* PROBLEM STATEMENT
Your task is to transcribe all the entries exactly, excluding pictures.

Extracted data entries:
######

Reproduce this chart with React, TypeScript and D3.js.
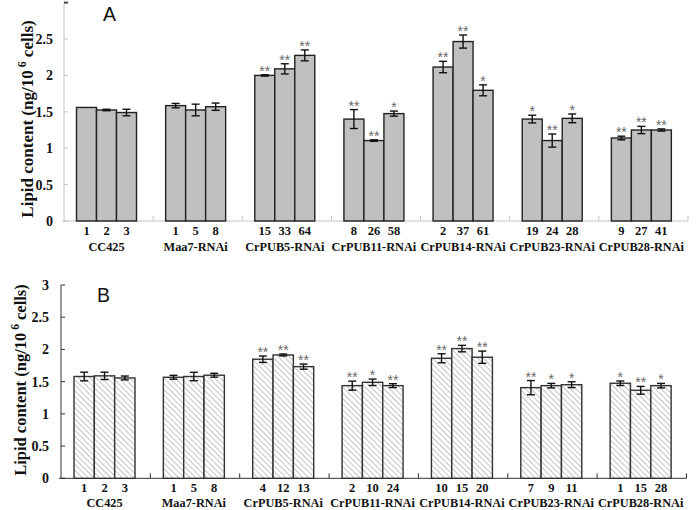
import React from "react";
import * as d3 from "d3";

const groups = ["CC425", "Maa7-RNAi", "CrPUB5-RNAi", "CrPUB11-RNAi", "CrPUB14-RNAi", "CrPUB23-RNAi", "CrPUB28-RNAi"];
const yTicks = [0, 0.5, 1, 1.5, 2, 2.5, 3];
const yTickLabels = ["0", "0.5", "1", "1.5", "2", "2.5", "3"];

const linesA = [["1", "2", "3"], ["1", "5", "8"], ["15", "33", "64"], ["8", "26", "58"], ["2", "37", "61"], ["19", "24", "28"], ["9", "27", "41"]];
const valuesA = [[1.56, 1.525, 1.49], [1.585, 1.525, 1.57], [2.0, 2.09, 2.275], [1.4, 1.105, 1.475], [2.115, 2.465, 1.795], [1.4, 1.105, 1.41], [1.14, 1.25, 1.25]];
const errorsA = [[0, 0.01, 0.045], [0.03, 0.08, 0.05], [0.01, 0.07, 0.075], [0.13, 0.01, 0.035], [0.078, 0.09, 0.075], [0.053, 0.09, 0.06], [0.025, 0.05, 0.015]];
const starsA = [["", "", ""], ["", "", ""], ["**", "**", "**"], ["**", "**", "*"], ["**", "**", "*"], ["*", "**", "*"], ["**", "**", "**"]];

const linesB = [["1", "2", "3"], ["1", "5", "8"], ["4", "12", "13"], ["2", "10", "24"], ["10", "15", "20"], ["7", "9", "11"], ["1", "15", "28"]];
const valuesB = [[1.58, 1.59, 1.557], [1.568, 1.58, 1.6], [1.848, 1.914, 1.733], [1.438, 1.49, 1.438], [1.863, 2.013, 1.879], [1.407, 1.438, 1.453], [1.475, 1.366, 1.438]];
const errorsB = [[0.067, 0.057, 0.03], [0.03, 0.065, 0.03], [0.05, 0.015, 0.04], [0.07, 0.05, 0.03], [0.07, 0.05, 0.095], [0.11, 0.035, 0.045], [0.035, 0.06, 0.035]];
const starsB = [["", "", ""], ["", "", ""], ["**", "**", "**"], ["**", "*", "**"], ["**", "**", "**"], ["**", "*", "*"], ["*", "**", "*"]];

const SERIF = "'Liberation Serif', 'Times New Roman', serif";
const SANS = "'Liberation Sans', Arial, sans-serif";

type PanelProps = {
  letter: string;
  letterX: number;
  letterY: number;
  x0: number;
  x1: number;
  yBase: number;
  yTop: number;
  innerStart: number;
  innerEnd: number;
  values: number[][];
  errors: number[][];
  stars: string[][];
  lines: string[][];
  numY: number;
  nameY: number;
  axisColor: string;
  fill: string;
  barStroke: string;
  titleX: number;
  titleY: number;
  titleSize: number;
  labelGap: number;
  showTopLabel: boolean;
};

function Panel(p: PanelProps) {
  const y = d3.scaleLinear().domain([0, 3]).range([p.yBase, p.yTop]);
  const gx = d3.scaleBand<string>().domain(groups).range([p.x0, p.x1]).padding(0);
  const inner = d3.scaleBand<number>().domain([0, 1, 2]).range([p.innerStart, p.innerEnd]).padding(0);
  const bw = inner.bandwidth();
  return (
    <g>
      {/* y axis */}
      <line x1={p.x0} x2={p.x0} y1={p.yTop} y2={p.yBase} stroke={p.axisColor} strokeWidth={1} />
      {yTicks.map((t, i) => (
        <g key={"yt" + i}>
          <line x1={p.x0} x2={p.x0 + 4} y1={y(t)} y2={y(t)} stroke={i === yTicks.length - 1 && !p.showTopLabel ? "#444" : p.axisColor} strokeWidth={i === yTicks.length - 1 && !p.showTopLabel ? 2 : 1} />
          {(p.showTopLabel || i < yTicks.length - 1) && (
            <text x={p.x0 - p.labelGap} y={y(t)} dy="0.35em" textAnchor="end" fontFamily={SERIF} fontWeight="bold" fontSize={14} fill="#111">
              {yTickLabels[i]}
            </text>
          )}
        </g>
      ))}
      {/* x axis */}
      <line x1={p.x0 - 2} x2={p.x1} y1={p.yBase} y2={p.yBase} stroke={p.axisColor} strokeWidth={1} />
      {groups.map((g, gi) => (
        <line key={"sep" + gi} x1={(gx(g) as number) + gx.bandwidth()} x2={(gx(g) as number) + gx.bandwidth()} y1={p.yBase} y2={p.yBase - 5} stroke={p.axisColor} strokeWidth={1} />
      ))}
      {/* bars */}
      {groups.map((g, gi) => (
        <g key={"g" + gi}>
          {p.values[gi].map((v, bi) => {
            const bx = (gx(g) as number) + (inner(bi) as number);
            const cx = bx + bw / 2;
            const e = p.errors[gi][bi];
            const top = y(v + e);
            const bot = y(v - e);
            return (
              <g key={"b" + bi}>
                <rect x={bx} y={y(v)} width={bw} height={p.yBase - y(v)} fill={p.fill} stroke={p.barStroke} strokeWidth={1.4} />
                {e > 0 && (
                  <g stroke="#111" strokeWidth={1.4}>
                    <line x1={cx} x2={cx} y1={top} y2={bot} />
                    <line x1={cx - 4} x2={cx + 4} y1={top} y2={top} />
                    <line x1={cx - 4} x2={cx + 4} y1={bot} y2={bot} />
                  </g>
                )}
                {p.stars[gi][bi] && (
                  <text x={cx} y={top + 1} textAnchor="middle" fontFamily={SANS} fontSize={14} fill="#6a6a6a">
                    {p.stars[gi][bi]}
                  </text>
                )}
                <text x={cx} y={p.numY} textAnchor="middle" fontFamily={SERIF} fontWeight="bold" fontSize={12.5} fill="#111">
                  {p.lines[gi][bi]}
                </text>
              </g>
            );
          })}
          <text x={(gx(g) as number) + (p.innerStart + p.innerEnd) / 2} y={p.nameY} textAnchor="middle" fontFamily={SERIF} fontWeight="bold" fontSize={12.3} fill="#111">
            {g}
          </text>
        </g>
      ))}
      {/* title */}
      <text transform={`translate(${p.titleX},${p.titleY}) rotate(-90)`} textAnchor="middle" fontFamily={SERIF} fontWeight="bold" fontSize={p.titleSize} fill="#111">
        Lipid content (ng/10
        <tspan dy={-p.titleSize * 0.4} fontSize={p.titleSize * 0.7}> 6</tspan>
        <tspan dy={p.titleSize * 0.4}> cells)</tspan>
      </text>
      <text x={p.letterX} y={p.letterY} fontFamily={SANS} fontSize={19.5} fill="#111">
        {p.letter}
      </text>
    </g>
  );
}

export default function App() {
  return (
    <svg width={700} height={510} style={{ position: "absolute", left: 0, top: 0, background: "#fff" }}>
      <defs>
        <pattern id="hatch" patternUnits="userSpaceOnUse" width={4} height={4} patternTransform="rotate(-45)">
          <rect width={4} height={4} fill="#fff" />
          <line x1={0} y1={0} x2={0} y2={4} stroke="#8a8a8a" strokeWidth={1} />
        </pattern>
      </defs>
      <Panel
        letter="A" letterX={103} letterY={21}
        x0={64} x1={688} yBase={221} yTop={2.6}
        innerStart={12.5} innerEnd={72.5}
        values={valuesA} errors={errorsA} stars={starsA} lines={linesA}
        numY={235} nameY={251}
        axisColor="#c4c4c4" fill="#c0c0c0" barStroke="#222"
        titleX={33} titleY={119} titleSize={17} labelGap={11} showTopLabel={false}
      />
      <Panel
        letter="B" letterX={97} letterY={302}
        x0={61} x1={686.5} yBase={478.3} yTop={285}
        innerStart={13} innerEnd={74}
        values={valuesB} errors={errorsB} stars={starsB} lines={linesB}
        numY={492} nameY={507}
        axisColor="#333" fill="url(#hatch)" barStroke="#333"
        titleX={26} titleY={380} titleSize={16.5} labelGap={12} showTopLabel={true}
      />
    </svg>
  );
}
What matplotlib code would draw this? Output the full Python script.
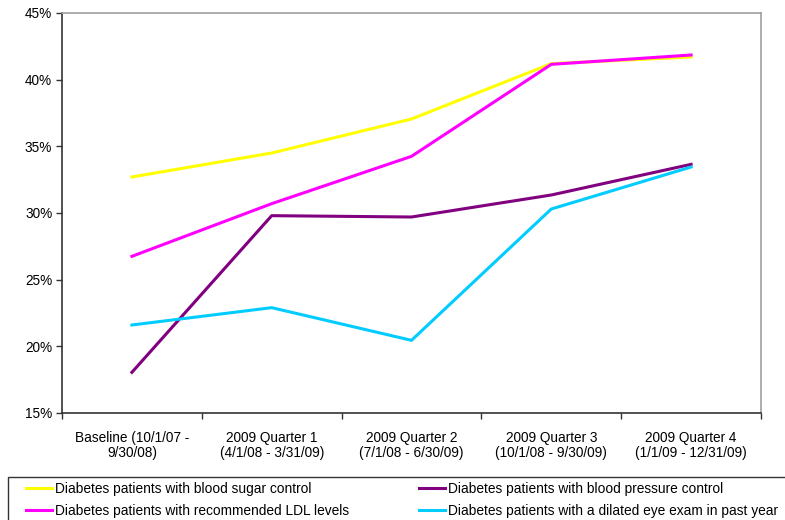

######

* THE COMPLETED TASK
Reproduce this chart with React, TypeScript and D3.js.
import React from "react";
import * as d3 from "d3";

const groups = ["CC425", "Maa7-RNAi", "CrPUB5-RNAi", "CrPUB11-RNAi", "CrPUB14-RNAi", "CrPUB23-RNAi", "CrPUB28-RNAi"];
const yTicks = [0, 0.5, 1, 1.5, 2, 2.5, 3];
const yTickLabels = ["0", "0.5", "1", "1.5", "2", "2.5", "3"];

const linesA = [["1", "2", "3"], ["1", "5", "8"], ["15", "33", "64"], ["8", "26", "58"], ["2", "37", "61"], ["19", "24", "28"], ["9", "27", "41"]];
const valuesA = [[1.56, 1.525, 1.49], [1.585, 1.525, 1.57], [2.0, 2.09, 2.275], [1.4, 1.105, 1.475], [2.115, 2.465, 1.795], [1.4, 1.105, 1.41], [1.14, 1.25, 1.25]];
const errorsA = [[0, 0.01, 0.045], [0.03, 0.08, 0.05], [0.01, 0.07, 0.075], [0.13, 0.01, 0.035], [0.078, 0.09, 0.075], [0.053, 0.09, 0.06], [0.025, 0.05, 0.015]];
const starsA = [["", "", ""], ["", "", ""], ["**", "**", "**"], ["**", "**", "*"], ["**", "**", "*"], ["*", "**", "*"], ["**", "**", "**"]];

const linesB = [["1", "2", "3"], ["1", "5", "8"], ["4", "12", "13"], ["2", "10", "24"], ["10", "15", "20"], ["7", "9", "11"], ["1", "15", "28"]];
const valuesB = [[1.58, 1.59, 1.557], [1.568, 1.58, 1.6], [1.848, 1.914, 1.733], [1.438, 1.49, 1.438], [1.863, 2.013, 1.879], [1.407, 1.438, 1.453], [1.475, 1.366, 1.438]];
const errorsB = [[0.067, 0.057, 0.03], [0.03, 0.065, 0.03], [0.05, 0.015, 0.04], [0.07, 0.05, 0.03], [0.07, 0.05, 0.095], [0.11, 0.035, 0.045], [0.035, 0.06, 0.035]];
const starsB = [["", "", ""], ["", "", ""], ["**", "**", "**"], ["**", "*", "**"], ["**", "**", "**"], ["**", "*", "*"], ["*", "**", "*"]];

const SERIF = "'Liberation Serif', 'Times New Roman', serif";
const SANS = "'Liberation Sans', Arial, sans-serif";

type PanelProps = {
  letter: string;
  letterX: number;
  letterY: number;
  x0: number;
  x1: number;
  yBase: number;
  yTop: number;
  innerStart: number;
  innerEnd: number;
  values: number[][];
  errors: number[][];
  stars: string[][];
  lines: string[][];
  numY: number;
  nameY: number;
  axisColor: string;
  fill: string;
  barStroke: string;
  titleX: number;
  titleY: number;
  titleSize: number;
  labelGap: number;
  showTopLabel: boolean;
};

function Panel(p: PanelProps) {
  const y = d3.scaleLinear().domain([0, 3]).range([p.yBase, p.yTop]);
  const gx = d3.scaleBand<string>().domain(groups).range([p.x0, p.x1]).padding(0);
  const inner = d3.scaleBand<number>().domain([0, 1, 2]).range([p.innerStart, p.innerEnd]).padding(0);
  const bw = inner.bandwidth();
  return (
    <g>
      {/* y axis */}
      <line x1={p.x0} x2={p.x0} y1={p.yTop} y2={p.yBase} stroke={p.axisColor} strokeWidth={1} />
      {yTicks.map((t, i) => (
        <g key={"yt" + i}>
          <line x1={p.x0} x2={p.x0 + 4} y1={y(t)} y2={y(t)} stroke={i === yTicks.length - 1 && !p.showTopLabel ? "#444" : p.axisColor} strokeWidth={i === yTicks.length - 1 && !p.showTopLabel ? 2 : 1} />
          {(p.showTopLabel || i < yTicks.length - 1) && (
            <text x={p.x0 - p.labelGap} y={y(t)} dy="0.35em" textAnchor="end" fontFamily={SERIF} fontWeight="bold" fontSize={14} fill="#111">
              {yTickLabels[i]}
            </text>
          )}
        </g>
      ))}
      {/* x axis */}
      <line x1={p.x0 - 2} x2={p.x1} y1={p.yBase} y2={p.yBase} stroke={p.axisColor} strokeWidth={1} />
      {groups.map((g, gi) => (
        <line key={"sep" + gi} x1={(gx(g) as number) + gx.bandwidth()} x2={(gx(g) as number) + gx.bandwidth()} y1={p.yBase} y2={p.yBase - 5} stroke={p.axisColor} strokeWidth={1} />
      ))}
      {/* bars */}
      {groups.map((g, gi) => (
        <g key={"g" + gi}>
          {p.values[gi].map((v, bi) => {
            const bx = (gx(g) as number) + (inner(bi) as number);
            const cx = bx + bw / 2;
            const e = p.errors[gi][bi];
            const top = y(v + e);
            const bot = y(v - e);
            return (
              <g key={"b" + bi}>
                <rect x={bx} y={y(v)} width={bw} height={p.yBase - y(v)} fill={p.fill} stroke={p.barStroke} strokeWidth={1.4} />
                {e > 0 && (
                  <g stroke="#111" strokeWidth={1.4}>
                    <line x1={cx} x2={cx} y1={top} y2={bot} />
                    <line x1={cx - 4} x2={cx + 4} y1={top} y2={top} />
                    <line x1={cx - 4} x2={cx + 4} y1={bot} y2={bot} />
                  </g>
                )}
                {p.stars[gi][bi] && (
                  <text x={cx} y={top + 1} textAnchor="middle" fontFamily={SANS} fontSize={14} fill="#6a6a6a">
                    {p.stars[gi][bi]}
                  </text>
                )}
                <text x={cx} y={p.numY} textAnchor="middle" fontFamily={SERIF} fontWeight="bold" fontSize={12.5} fill="#111">
                  {p.lines[gi][bi]}
                </text>
              </g>
            );
          })}
          <text x={(gx(g) as number) + (p.innerStart + p.innerEnd) / 2} y={p.nameY} textAnchor="middle" fontFamily={SERIF} fontWeight="bold" fontSize={12.3} fill="#111">
            {g}
          </text>
        </g>
      ))}
      {/* title */}
      <text transform={`translate(${p.titleX},${p.titleY}) rotate(-90)`} textAnchor="middle" fontFamily={SERIF} fontWeight="bold" fontSize={p.titleSize} fill="#111">
        Lipid content (ng/10
        <tspan dy={-p.titleSize * 0.4} fontSize={p.titleSize * 0.7}> 6</tspan>
        <tspan dy={p.titleSize * 0.4}> cells)</tspan>
      </text>
      <text x={p.letterX} y={p.letterY} fontFamily={SANS} fontSize={19.5} fill="#111">
        {p.letter}
      </text>
    </g>
  );
}

export default function App() {
  return (
    <svg width={700} height={510} style={{ position: "absolute", left: 0, top: 0, background: "#fff" }}>
      <defs>
        <pattern id="hatch" patternUnits="userSpaceOnUse" width={4} height={4} patternTransform="rotate(-45)">
          <rect width={4} height={4} fill="#fff" />
          <line x1={0} y1={0} x2={0} y2={4} stroke="#8a8a8a" strokeWidth={1} />
        </pattern>
      </defs>
      <Panel
        letter="A" letterX={103} letterY={21}
        x0={64} x1={688} yBase={221} yTop={2.6}
        innerStart={12.5} innerEnd={72.5}
        values={valuesA} errors={errorsA} stars={starsA} lines={linesA}
        numY={235} nameY={251}
        axisColor="#c4c4c4" fill="#c0c0c0" barStroke="#222"
        titleX={33} titleY={119} titleSize={17} labelGap={11} showTopLabel={false}
      />
      <Panel
        letter="B" letterX={97} letterY={302}
        x0={61} x1={686.5} yBase={478.3} yTop={285}
        innerStart={13} innerEnd={74}
        values={valuesB} errors={errorsB} stars={starsB} lines={linesB}
        numY={492} nameY={507}
        axisColor="#333" fill="url(#hatch)" barStroke="#333"
        titleX={26} titleY={380} titleSize={16.5} labelGap={12} showTopLabel={true}
      />
    </svg>
  );
}
What matplotlib code would draw this? Output the full Python script.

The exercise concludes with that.